Israel’s War Against Palestine: Documenting the Military Occupation of Palestinian and Arab Lands

Arab educators in uproar over plan to study Begin and Ben-Gurion

18 June 2012

By Jack Khoury and Talila Nesher, Haaretz – 18 June 2012
www.haaretz.com/news/national/arab-educators-in-uproar-over-plan-to-study-begin-and-ben-gurion.premium-1.436991

Principals and teachers at Arab schools in Israel are furious over the Education Ministry’s plans to make all the country’s schools – including those in Arab towns – focus their curriculum next year on two of Israel’s most prominent leaders.

Education Minister Gideon Sa’ar announced several weeks ago that the curriculum for the next school year will focus on the leadership of the late prime ministers David Ben-Gurion and Menachem Begin.
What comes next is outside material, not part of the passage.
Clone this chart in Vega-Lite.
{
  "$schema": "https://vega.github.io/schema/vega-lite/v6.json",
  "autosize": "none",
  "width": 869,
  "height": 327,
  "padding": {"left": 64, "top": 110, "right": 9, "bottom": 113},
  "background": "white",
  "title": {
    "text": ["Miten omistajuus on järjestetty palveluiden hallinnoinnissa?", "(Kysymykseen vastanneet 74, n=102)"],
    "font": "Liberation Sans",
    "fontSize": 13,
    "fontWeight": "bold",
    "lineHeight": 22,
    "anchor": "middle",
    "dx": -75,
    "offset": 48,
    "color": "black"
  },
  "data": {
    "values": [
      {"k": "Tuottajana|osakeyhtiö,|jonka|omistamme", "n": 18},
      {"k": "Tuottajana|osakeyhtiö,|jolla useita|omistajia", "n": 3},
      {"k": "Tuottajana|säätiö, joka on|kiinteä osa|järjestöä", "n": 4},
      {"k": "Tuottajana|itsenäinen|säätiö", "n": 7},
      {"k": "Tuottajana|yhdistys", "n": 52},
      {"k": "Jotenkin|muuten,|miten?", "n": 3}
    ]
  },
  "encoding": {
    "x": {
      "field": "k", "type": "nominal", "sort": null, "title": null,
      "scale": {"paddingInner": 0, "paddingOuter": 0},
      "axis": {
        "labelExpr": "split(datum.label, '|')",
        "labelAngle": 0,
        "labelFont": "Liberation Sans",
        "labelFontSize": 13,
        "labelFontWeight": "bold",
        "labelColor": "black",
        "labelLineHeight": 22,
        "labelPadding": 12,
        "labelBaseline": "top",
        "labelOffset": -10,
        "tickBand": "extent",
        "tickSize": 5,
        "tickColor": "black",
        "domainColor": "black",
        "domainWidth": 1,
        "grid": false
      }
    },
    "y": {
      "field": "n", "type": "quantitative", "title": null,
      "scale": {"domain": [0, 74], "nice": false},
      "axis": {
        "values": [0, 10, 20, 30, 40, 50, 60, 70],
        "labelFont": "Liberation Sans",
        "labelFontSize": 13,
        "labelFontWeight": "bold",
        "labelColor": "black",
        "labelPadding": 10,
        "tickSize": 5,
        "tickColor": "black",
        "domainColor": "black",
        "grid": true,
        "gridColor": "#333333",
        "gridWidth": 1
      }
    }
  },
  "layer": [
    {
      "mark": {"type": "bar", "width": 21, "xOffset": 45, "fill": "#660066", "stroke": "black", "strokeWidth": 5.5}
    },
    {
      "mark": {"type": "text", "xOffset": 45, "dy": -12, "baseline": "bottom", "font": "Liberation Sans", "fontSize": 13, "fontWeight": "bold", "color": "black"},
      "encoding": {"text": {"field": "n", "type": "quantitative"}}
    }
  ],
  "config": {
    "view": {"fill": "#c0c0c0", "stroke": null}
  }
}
Students will be visiting Ben-Gurion’s home in the Negev and the Etzel Museum, which commemorates the pre-state underground militia led by Begin.

Over the last few days, educators at the country’s Arab schools have come to realize that the Ben-Gurion-Begin curriculum may be used in their schools too. Arab principals, teachers and intellectuals have asked the Follow-up Committee on Arab Education, a professional body addressing pedagogic issues related to Israeli Arabs, to take action.
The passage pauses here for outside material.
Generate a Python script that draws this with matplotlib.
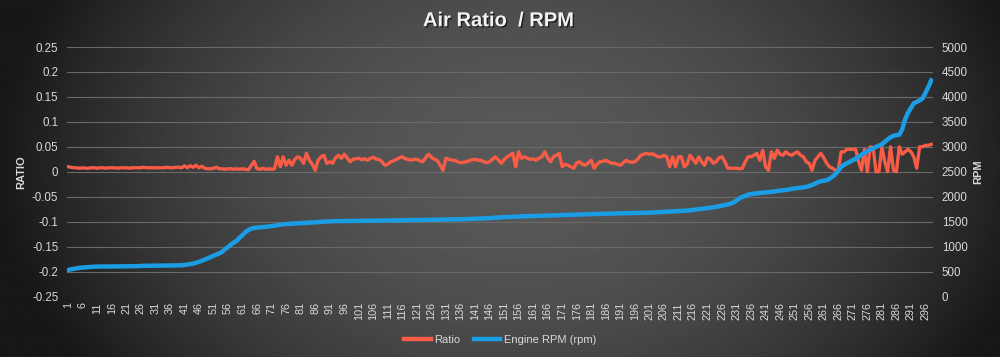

“From the perspective of the Arab population, which was part of the Palestinian people, David Ben-Gurion and Menachem Begin are not just prime ministers,” said committee spokesman Raja Zatara. “The former is identified with the Nakba, from our perspective, and with the repression and land appropriation during military rule, while the latter is identified with the activities of Etzel, with the Lebanon War and the massacre at Sabra and Chatila, and with the use of emergency measures for oppressing the Arab population.”

He said the issue shows that the Arab school system needs to be governed independently and should have its known autonomous pedagogic secretariat made up of Arab educators and other experts.
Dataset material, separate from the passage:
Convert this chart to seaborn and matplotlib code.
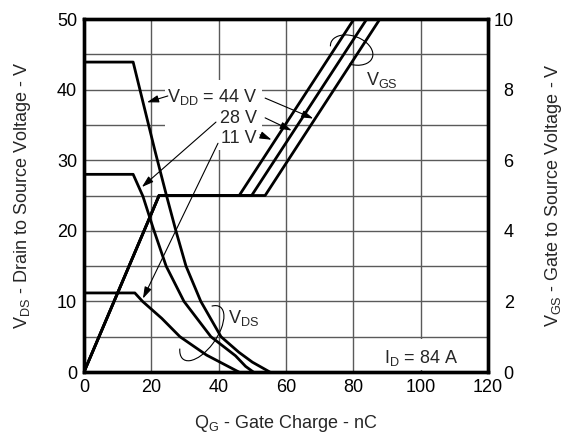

The Arab education committee is considering creating an alternative curriculum that addresses the way many Arabs think of Ben-Gurion and Begin, and focuses on two Arab figures as a counterweight to the Jewish ones. Two of the figures being considered are Palestinian literary theorist Edward Said, who next year will have been dead a decade, and the poet Abdelrahim Mahmud, who was born in 1913. The committee will make a final decision in the coming days.

The founding director of the Arab Center for Law and Policy, also called Dirasat, said the Education Ministry’s move is alienating Arab students.

“This is a continuation of the Education Ministry’s policy of denying the cultural and national uniqueness of Arab students, and pours oil on the fire of the exclusion and alienation of the Arab students in the system,” said Yousef Jabareen. “Proper treatment of Arab education would have required sensitivity to the special situations of the Arab students,” which could be shown in the selection of Arab leaders whom the Arab population sees as heroes, like Nazareth Mayor Tawfik Ziad, a former MK, or former MK Tawfik Toubi. Both of those people “fought for the equality of the Arab population for decades,” said Jabareen.

The Dirasat director said the Education Ministry decision seeks to force the Zionist narrative on Arab students.

Professional educators are seeking to match the curriculum to Arab schools by integrating figures from Palestinian history and presenting all the historical facts about Begin and Ben-Gurion, “and not just the positive side,” said one.

The Education Ministry said it was in the process of discussing a possible alternative curricular focus for non-Jewish schools next year. But in his initial announcement, Sa’ar said in a press release in Hebrew and Arabic that the topic was chosen because next year marks the 100th anniversary of Begin’s birth and the 40th anniversary of Ben-Gurion’s death.

“Engaging with their visions and actions will allow students an in-depth familiarity with figures who left their mark on the nature and character of the State of Israel, along with historic events in the history of the state,” Sa’ar said. He added that students would learn about the significant decisions Ben-Gurion and Begin made, and examine the complexity of those decisions, the considerations that went into them and the values that guided the leaders.